Make shure that this achieves what you expect, I only checked a couple of layers for a couple of values but those matched the values from the “online” model.

learn = custom_learner(dls, resnet152, pretrained=True, pretrained_path='resnet152.pth')
layer_i =6
print(list(learn.model.parameters())[layer_i].shape)
list(learn.model.parameters())[layer_i][0,0,:2,:2]

torch.Size([64, 64, 3, 3])
tensor([[-8.0483e-09,  2.6911e-08],
        [ 1.6532e-08,  3.1734e-08]], device='cuda:0')

model = resnet152(pretrained = True)
print(list(model.parameters())[layer_i].shape)
list(model.parameters())[layer_i][0,0,:2,:2]
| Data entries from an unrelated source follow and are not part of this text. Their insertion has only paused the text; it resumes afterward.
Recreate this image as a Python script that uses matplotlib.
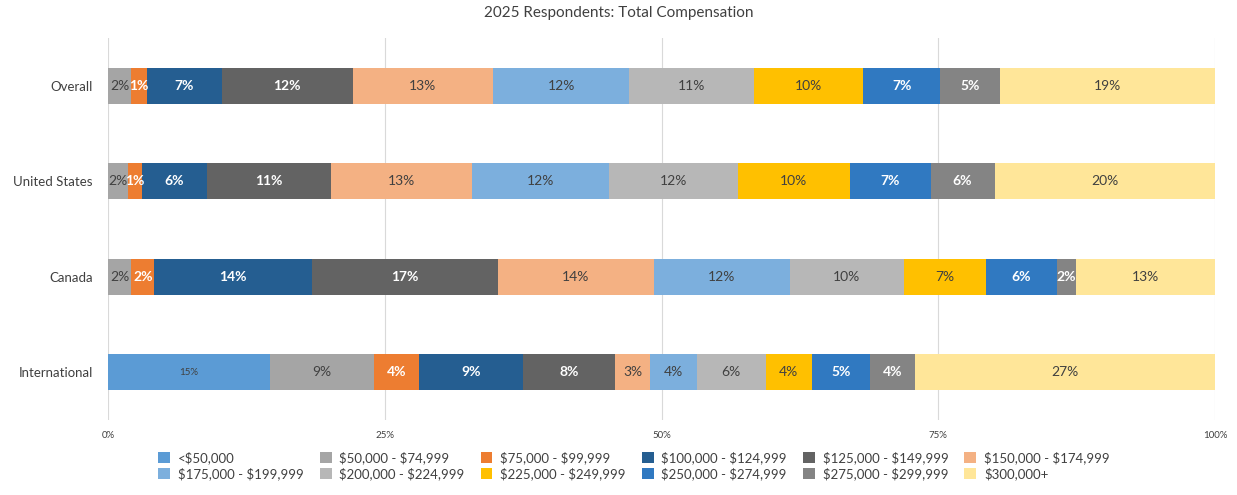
import matplotlib
matplotlib.use("Agg")
import matplotlib.pyplot as plt
from matplotlib.patches import Patch

plt.rcParams["font.family"] = ["Lato", "DejaVu Sans"]
plt.rcParams["text.parse_math"] = False

regions = ["Overall", "United States", "Canada", "International"]
brackets = ["<$50,000", "$50,000 - $74,999", "$75,000 - $99,999", "$100,000 - $124,999",
            "$125,000 - $149,999", "$150,000 - $174,999", "$175,000 - $199,999",
            "$200,000 - $224,999", "$225,000 - $249,999", "$250,000 - $274,999",
            "$275,000 - $299,999", "$300,000+"]

# percent of respondents per bracket, one list per region
overall = [0, 2.1, 1.4, 6.8, 11.8, 12.7, 12.3, 11.3, 9.8, 7.0, 5.4, 19.4]
united_states = [0, 1.8, 1.3, 5.8, 11.2, 12.8, 12.4, 11.6, 10.1, 7.3, 5.8, 19.9]
canada = [0, 2.1, 2.1, 14.2, 16.8, 14.1, 12.3, 10.3, 7.4, 6.4, 1.7, 12.6]
international = [14.6, 9.4, 4.1, 9.4, 8.3, 3.2, 4.2, 6.2, 4.2, 5.2, 4.1, 27.1]

colors = ["#5B9BD5", "#A5A5A5", "#ED7D31", "#255E91", "#636363", "#F4B183",
          "#7CAFDD", "#B7B7B7", "#FFC000", "#3079C1", "#848484", "#FFE699"]
white_text = {2, 3, 4, 9, 10}

fig = plt.figure(figsize=(12.37, 4.95), dpi=100)
ax = fig.add_axes([108 / 1237, 75 / 495, 1107 / 1237, 382 / 495])

rows = [overall, united_states, canada, international]
for r, vals in enumerate(rows):
    left = 0
    for i, v in enumerate(vals):
        if v > 0:
            ax.barh(r, v, left=left, height=0.38, color=colors[i], zorder=2)
            if i == 0:
                ax.text(left + v / 2, r, f"{round(v)}%", ha="center", va="center",
                        fontsize=7, color="#404040", zorder=3)
            else:
                white = i in white_text
                ax.text(left + v / 2, r, f"{round(v)}%", ha="center", va="center",
                        fontsize=10, color="white" if white else "#404040",
                        fontweight="bold" if white else "normal", zorder=3)
        left += v

ax.set_xlim(0, 100)
ax.set_ylim(3.5, -0.5)
ax.set_yticks(range(len(regions)))
ax.set_yticklabels(regions, fontsize=9.5, color="#404040")
ax.set_xticks([0, 25, 50, 75, 100])
ax.set_xticklabels(["0%", "25%", "50%", "75%", "100%"], fontsize=7, color="#404040")
ax.tick_params(length=0, pad=8)
ax.tick_params(axis="y", pad=11)
ax.grid(axis="x", color="#D9D9D9", linewidth=0.8, zorder=0)
for s in ax.spines.values():
    s.set_visible(False)

fig.text(0.5, 1 - 13 / 495, "2025 Respondents: Total Compensation", ha="center", va="center",
         fontsize=11, color="#404040")

handles = [Patch(facecolor=c) for c in colors]
order = []
for col in range(6):
    order += [col, col + 6]
fig.legend([handles[i] for i in order], [brackets[i] for i in order], ncol=6,
           loc="center", bbox_to_anchor=(0.5125, 1 - 466 / 495), frameon=False,
           fontsize=9.5, handlelength=0.9, handleheight=0.9, handletextpad=0.6,
           columnspacing=1.2, labelspacing=0.25, labelcolor="#404040")

fig.savefig("out.png")
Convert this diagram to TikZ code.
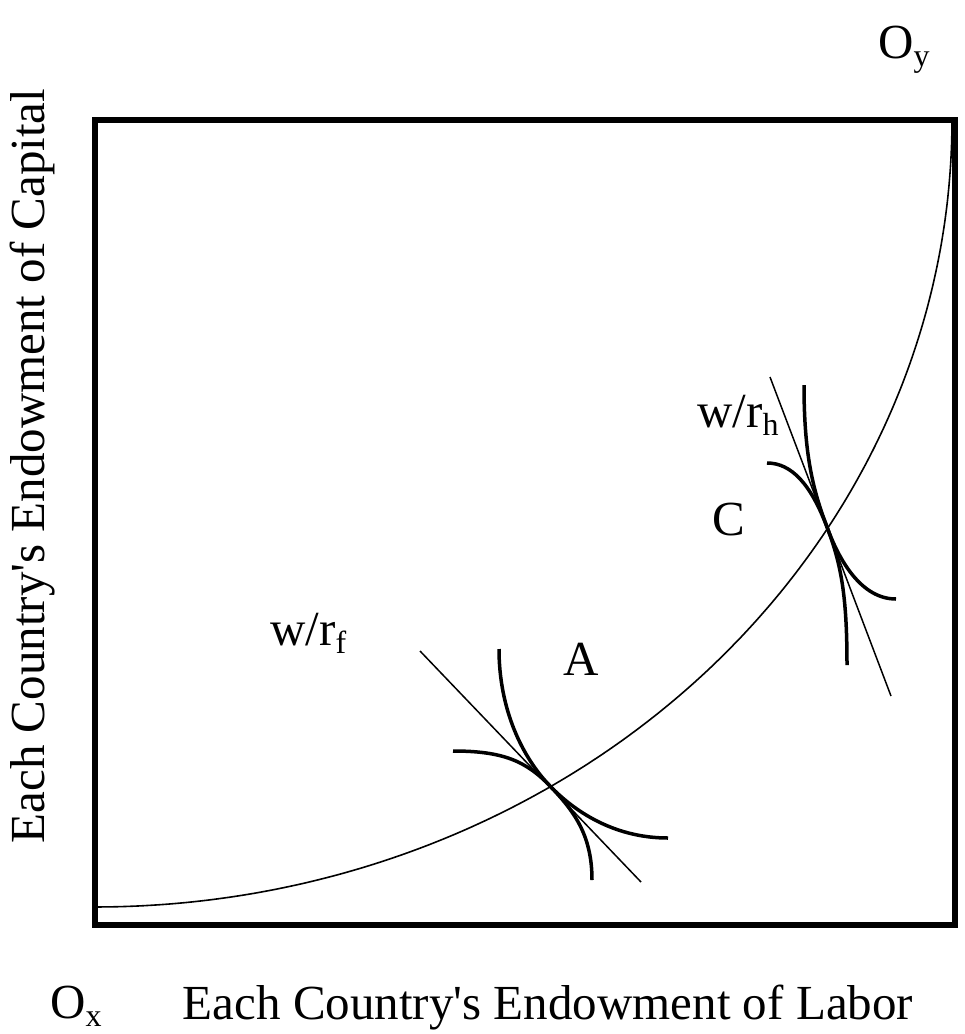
\documentclass[tikz,border=0pt]{standalone}
\usepackage{fontspec}
\setmainfont{Liberation Serif}
\newcommand{\sbs}[1]{\raisebox{-0.18em}{\fontsize{32}{32}\selectfont #1}}
\begin{document}
\begin{tikzpicture}[x=1pt,y=-1pt,
  lbl/.style={inner sep=0pt, font=\fontsize{49}{58}\selectfont},
  frame/.style={line width=6pt},
  curveline/.style={line width=1.6pt},
  tline/.style={line width=1.5pt},
  iso/.style={line width=3.5pt}]
\useasboundingbox (0,0) rectangle (965,1034);
\draw[frame] (95,120) rectangle (955,925);
\draw[curveline] plot[domain=0:90,samples=150,smooth] ({95+857*cos(\x)},{120+787*sin(\x)});
\coordinate (A) at (550,786);
\coordinate (C) at (827,527);
% tangent lines
\coordinate (TA1) at (420,651);
\coordinate (TA2) at (641,882);
\coordinate (TC1) at (770,377);
\coordinate (TC2) at (891,696);
\draw[tline] (TA1) -- (TA2);
\draw[tline] (TC1) -- (TC2);
% isoquants at A
\draw[iso] (453,751) .. controls (503,751) and (526,761) .. (A) .. controls (578,815) and (618,838) .. (668,838);
\draw[iso] (499,649) .. controls (499,709) and (522,757) .. (A) .. controls (574,811) and (592,835) .. (592,880);
% isoquants at C
\draw[iso] (804,385) .. controls (804,455) and (813,490) .. (C) .. controls (841,564) and (847,595) .. (847,665);
\draw[iso] (767,463) .. controls (792,463) and (811,485) .. (C) .. controls (839,560) and (861,599) .. (896,599);
% labels
\node[lbl, anchor=base] (xlab) at (548,1019) {Each Country\textquotesingle s Endowment of Labor};
\node[lbl, anchor=base, rotate=90] (ylab) at (45,466) {Each Country\textquotesingle s Endowment of Capital};
\node[lbl, anchor=base west] (Ox) at (50,1018) {O\sbs{x}};
\node[lbl, anchor=base west] (Oy) at (878,58) {O\sbs{y}};
\node[lbl, anchor=base west] (wrf) at (270,645) {w/r\sbs{f}};
\node[lbl, anchor=base west] (wrh) at (697,427) {w/r\sbs{h}};
\node[lbl, anchor=base west] (lA) at (563,675) {A};
\node[lbl, anchor=base west] (lC) at (712,535) {C};
\end{tikzpicture}
\end{document}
torch.Size([64, 64, 3, 3])

tensor([[-8.0483e-09,  2.6911e-08],
        [ 1.6532e-08,  3.1734e-08]], grad_fn=<SliceBackward0>)

Also: If someone else knows a better way to do this I’m interested too

benkarr · September 4, 2022, 8:36pm

Oh… just to state the obvious: I think your idea of throwing the *.pth file into the cache is way more elegant.